For non-terminals, settings prefer_early and prefer_late work analogously. They instruct the parser that if there are several possible productions that could be used for a given symbol, to prefer the first (or last) one in order of definition in the grammar:

grammar.add(ParseRule("dinner order", [T("I"), T("want"), NT("item", prefer_early=True)]))
grammar.add(ParseRule("item", [T("ham")]))
grammar.add(ParseRule("item", [T("eggs")]))
grammar.add(ParseRule("item", [T("ham"), T("and"), T("eggs")]))
grammar.add(ParseRule("item", [NT("item", prefer_early=True), T("and"), NT("item", prefer_early=True)]))
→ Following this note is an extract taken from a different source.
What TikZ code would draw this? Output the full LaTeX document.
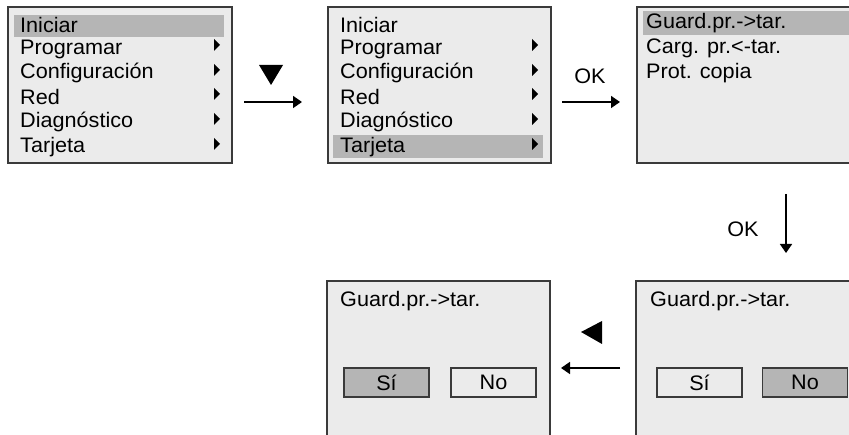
\documentclass[tikz,border=0pt]{standalone}
\usepackage{fontspec}
\setmainfont[FakeStretch=1.03]{Liberation Sans}
\usetikzlibrary{arrows.meta}
\definecolor{scr}{HTML}{EBEBEB}
\definecolor{hil}{HTML}{B5B5B5}
\definecolor{frm}{HTML}{3A3A3A}
\tikzset{
  screen/.style={draw=frm, fill=scr, line width=1.6pt},
  hl/.style={fill=hil, draw=none},
  item/.style={anchor=west, inner sep=0pt, font=\fontsize{21}{23}\selectfont},
  btn/.style={draw=frm, line width=1.3pt, minimum width=85pt, minimum height=29pt, inner sep=0pt, font=\fontsize{21}{23}\selectfont},
  btnon/.style={btn, fill=hil},
  btnoff/.style={btn, fill=scr},
  sub/.style={fill=black, draw=none},
  flow/.style={line width=1.6pt, -{Triangle[length=9pt,width=12pt]}},
  lbl/.style={inner sep=0pt, font=\fontsize{21}{23}\selectfont}
}
\begin{document}
\begin{tikzpicture}[x=1pt,y=-1pt]
\useasboundingbox (0,0) rectangle (849,435);
\clip (0,0) rectangle (849,435);
% Box 1
\draw[screen] (8,7) rectangle (232,163);
\fill[hl] (14,15) rectangle (224,37);
\node[item] (a1) at (20,25) {Iniciar};
\node[item] (a2) at (20,49) {Programar};
\node[item] (a3) at (20,73) {Configuración};
\node[item] (a4) at (20,97) {Red};
\node[item] (a5) at (20,122) {Diagnóstico};
\node[item] (a6) at (20,147) {Tarjeta};
\foreach \y in {45,70,94,119,144}{\fill[sub] (214,\y-6) -- (220,\y) -- (214,\y+6) -- cycle;}
% Box 2
\draw[screen] (328,7) rectangle (551,163);
\fill[hl] (333,135) rectangle (543,158);
\node[item] (b1) at (340,25) {Iniciar};
\node[item] (b2) at (340,49) {Programar};
\node[item] (b3) at (340,73) {Configuración};
\node[item] (b4) at (340,97) {Red};
\node[item] (b5) at (340,122) {Diagnóstico};
\node[item] (b6) at (340,147) {Tarjeta};
\foreach \y in {45,70,94,119,144}{\fill[sub] (532,\y-6) -- (538,\y) -- (532,\y+6) -- cycle;}
% Box 3
\draw[screen] (637,7) rectangle (880,163);
\fill[hl] (643,11) rectangle (849,35);
\node[item] (c1) at (646,23) {Guard.pr.->tar.};
\node[item] (c2) at (646,48) {Carg. pr.<-tar.};
\node[item] (c3) at (646,73) {Prot. copia};
% Box 4
\draw[screen] (636,281) rectangle (880,450);
\node[item] (d1) at (650,301) {Guard.pr.->tar.};
\node[btnoff] (dsi) at (699.5,382.5) {Sí};
\node[btnon] (dno) at (805,382.5) {No};
% Box 5
\draw[screen] (327,281) rectangle (550,450);
\node[item] (e1) at (340,301) {Guard.pr.->tar.};
\node[btnon] (esi) at (386.5,382.5) {Sí};
\node[btnoff] (eno) at (493.5,382.5) {No};
% Arrows
\coordinate (p1s) at (244,102); \coordinate (p1e) at (302,102);
\draw[flow] (p1s) -- (p1e);
\fill[sub] (259,65) -- (283,65) -- (271,85) -- cycle;
\coordinate (p2s) at (562,102); \coordinate (p2e) at (620,102);
\draw[flow] (p2s) -- (p2e);
\node[lbl] (ok1) at (590,76) {OK};
\coordinate (p3s) at (786,194); \coordinate (p3e) at (786,253);
\draw[flow] (p3s) -- (p3e);
\node[lbl] (ok2) at (743,229) {OK};
\coordinate (p4s) at (620,368); \coordinate (p4e) at (561,368);
\draw[flow] (p4s) -- (p4e);
\fill[sub] (581,332) -- (602,321) -- (602,344) -- cycle;
\end{tikzpicture}
\end{document}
print(parse(grammar, "dinner order", "I want eggs and ham".split()).single())
# (dinner order: 'I' 'want' (item: (item: 'eggs') 'and' (item: 'ham')))

print(parse(grammar, "dinner order", "I want ham and eggs".split()).single())
# (dinner order: 'I' 'want' (item: 'ham' 'and' 'eggs'))

Penalty

As mentioned above, greedy and related settings only trim ambiguity when the two options have so far parsed identically.

In some circumstances, you wish to avoid a particular rule, no matter how different the alternatives are. You can associate a penalty with each rule. The parser sums up all the penalties associated with a given parse, and choose only possibly parses with the lowest sum. This can have wide ranging effects on eliminating ambiguity. Penalties can be viewed as very lightweight support for probabilistic parsing:

grammar.add(ParseRule("sentence", [NT("noun"), T("like"), T("a"), NT("noun")]))
grammar.add(ParseRule("sentence", [NT("noun"), T("flies"), T("like"), T("a"), NT("noun")]))
grammar.add(ParseRule("noun", [T("fruit"), T("flies")], penalty=1))
grammar.add(ParseRule("noun", [T("fruit")]))
grammar.add(ParseRule("noun", [T("banana")]))

print(parse(grammar, "sentence", "fruit flies like a banana".split()).single())
# (sentence: (noun: 'fruit') 'flies' 'like' 'a' (noun: 'banana'))

In the example above the parser chose to avoid the other possible parse (sentence: (noun: 'fruit' 'flies') 'like' 'a' (noun: 'banana')) because it contains a rule with a penalty.

Penalties can be considered an experimental feature. Most of the time, you can just add more greedy settings to get the desired effect.